Samuel Jordan, chairman of the United Medical Center Foundation, the hospital’s nonprofit fundraising arm, agreed that issues of fairness in the contracting process are secondary to questions of “public morality” that could arise if Huron is brought in to downsize the hospital.
“Particularly when no study has been conducted to ascertain the health care needs of 200,000 residents that make up the communities served by the hospital east of the river,” he said Friday.
$12.7 million for what?
The November 2011 consultant’s report that called for the turnaround contract requires a transition of UMC from a full-service, acute-care hospital to an ambulatory-care facility of 60 beds or fewer, Mr. Jordan said, noting that the report did not include a community health care needs assessment.
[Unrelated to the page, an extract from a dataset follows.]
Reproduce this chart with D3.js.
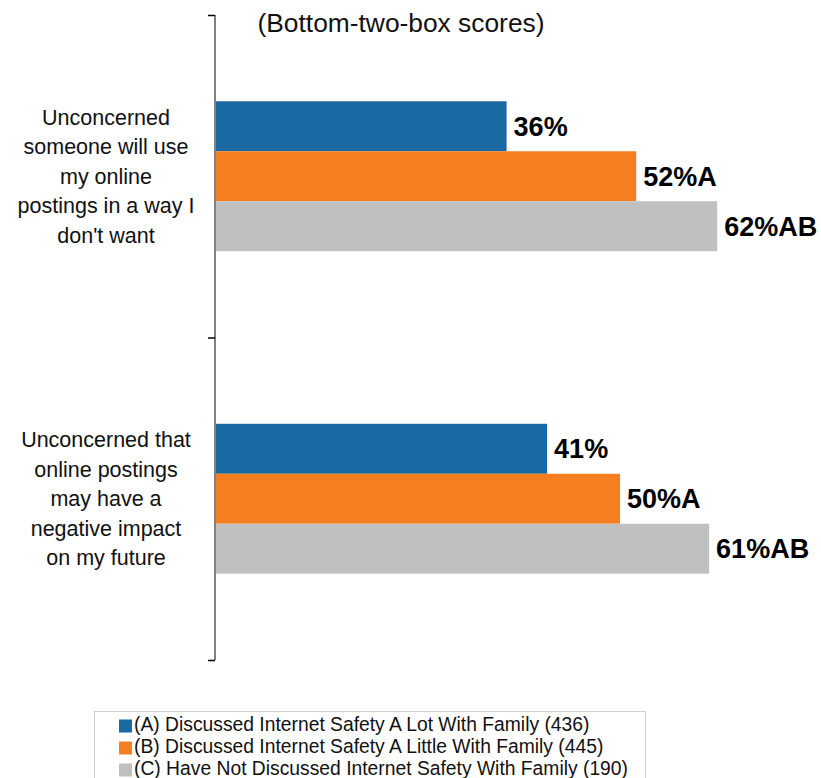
<!DOCTYPE html>
<html>
<head>
<meta charset="utf-8">
<script src="https://cdn.jsdelivr.net/npm/d3@7"></script>
<style>
  body { margin: 0; background: #fff; }
  text { font-family: "Liberation Sans", Arial, sans-serif; }
</style>
</head>
<body>
<div id="chart-area"></div>
<script>
const categories = [
  ["Unconcerned", "someone will use", "my online", "postings in a way I", "don't want"],
  ["Unconcerned that", "online postings", "may have a", "negative impact", "on my future"]
]
const seriesNames = [
  "(A) Discussed Internet Safety A Lot With Family (436)",
  "(B) Discussed Internet Safety A Little With Family (445)",
  "(C) Have Not Discussed Internet Safety With Family (190)"
]
const seriesA = [36, 41]
const seriesB = [52, 50]
const seriesC = [62, 61]
const sigLetters = [["", "A", "AB"], ["", "A", "AB"]]
const colors = ["#1B69A3", "#F57E20", "#C0C0C0"]

const WIDTH = 821, HEIGHT = 778
const AXIS_X = 215

const svg = d3.select("#chart-area").append("svg")
  .attr("width", WIDTH)
  .attr("height", HEIGHT)

// Title
svg.append("text")
  .attr("x", 401)
  .attr("y", 32)
  .attr("text-anchor", "middle")
  .style("font-size", "25px")
  .attr("fill", "#111")
  .attr("textLength", 287)
  .attr("lengthAdjust", "spacingAndGlyphs")
  .text("(Bottom-two-box scores)")

const x = d3.scaleLinear()
  .domain([0, 70])
  .range([AXIS_X, AXIS_X + 567])

const y = d3.scaleBand()
  .domain(d3.range(categories.length))
  .range([15, 660])
  .paddingInner(0.535)
  .paddingOuter(0.2675)

const ySub = d3.scaleBand()
  .domain(d3.range(3))
  .range([0, y.bandwidth()])

const rows = categories.map((c, i) => ({
  i, label: c, values: [seriesA[i], seriesB[i], seriesC[i]]
}))

// Bars
const groups = svg.selectAll("g.grp")
  .data(rows)
  .enter().append("g")
  .attr("class", "grp")
  .attr("transform", d => `translate(0, ${y(d.i)})`)

groups.selectAll("rect")
  .data(d => d.values.map((v, s) => ({ v, s, i: d.i })))
  .enter().append("rect")
  .attr("x", x(0))
  .attr("y", d => ySub(d.s))
  .attr("width", d => x(d.v) - x(0))
  .attr("height", ySub.bandwidth())
  .attr("fill", d => colors[d.s])

groups.selectAll("text.val")
  .data(d => d.values.map((v, s) => ({ v, s, i: d.i })))
  .enter().append("text")
  .attr("class", "val")
  .attr("x", d => x(d.v) + 7)
  .attr("y", d => ySub(d.s) + ySub.bandwidth() / 2)
  .attr("dy", "0.36em")
  .style("font-size", "27px")
  .style("font-weight", "bold")
  .attr("fill", "#000")
  .text(d => d.v + "%" + sigLetters[d.i][d.s])

// Category axis
const yAxisCall = d3.axisLeft(d3.scaleLinear().domain([0, 2]).range([15, 660]))
  .tickValues([0, 1, 2])
  .tickSize(7)
  .tickFormat("")
const axisG = svg.append("g")
  .attr("transform", `translate(${AXIS_X}, 0)`)
  .call(yAxisCall)
axisG.select(".domain").attr("stroke", "#808080").attr("stroke-width", 2)
  .attr("d", "M0,15V660")
axisG.selectAll(".tick line").attr("stroke", "#000").attr("stroke-width", 1.5)

// Category labels
rows.forEach(r => {
  const cy = y(r.i) + y.bandwidth() / 2
  const t = svg.append("text")
    .attr("text-anchor", "middle")
    .style("font-size", "21.5px")
    .attr("fill", "#111")
  r.label.forEach((line, k) => {
    t.append("tspan")
      .attr("x", 106)
      .attr("y", cy + (k - (r.label.length - 1) / 2) * 29.5)
      .attr("dy", "0.35em")
      .text(line)
  })
})

// Legend
svg.append("rect")
  .attr("x", 94.5).attr("y", 711.5)
  .attr("width", 551).attr("height", 70)
  .attr("fill", "#fff").attr("stroke", "#d0d0d0")
seriesNames.forEach((name, s) => {
  const ly = 724.5 + s * 22
  svg.append("rect")
    .attr("x", 119).attr("y", ly - 5)
    .attr("width", 13).attr("height", 13)
    .attr("fill", colors[s])
  svg.append("text")
    .attr("x", 134).attr("y", ly)
    .attr("dy", "0.35em")
    .style("font-size", "19.3px")
    .attr("fill", "#111")
    .text(name)
})
</script>
</body>
</html>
“Who on this Committee of the Whole will be responsible for the likelihood of death and aggravation of acute illnesses when the hospital is downsized, sold or closed and travel times to hospitals west of the Anacostia become critical to patient survival?” he asked Wednesday at the council hearing.
Then, if the end-game is to sell the hospital, he said, “why should we spend $12.7 million on consultant fees to downsize and sell [it] low when we could invest $12.7 million to improve the hospital and sell it high?
“None of the funds, by the way, will be applied to patient services, physical plant improvements or new technologies,” he said of the contract.
But with half of the council present at Wednesday’s hearing, and the majority of those signaling their intent to approve the Huron contract, the concerns that brought about the meeting are as likely to be addressed, at this point, as the reasons for seeking the contract in the first place.
“This contract promotes questionable research, self-dealing and waste of public funds,” Mr. Jordan said, while at the same time acknowledging his concerns are a moot point.
“It should be withdrawn and thoroughly reconsidered as to its objectives, its costs, its lack of public morality, its lack of transparency and meaningful engagement of representatives of affected communities.”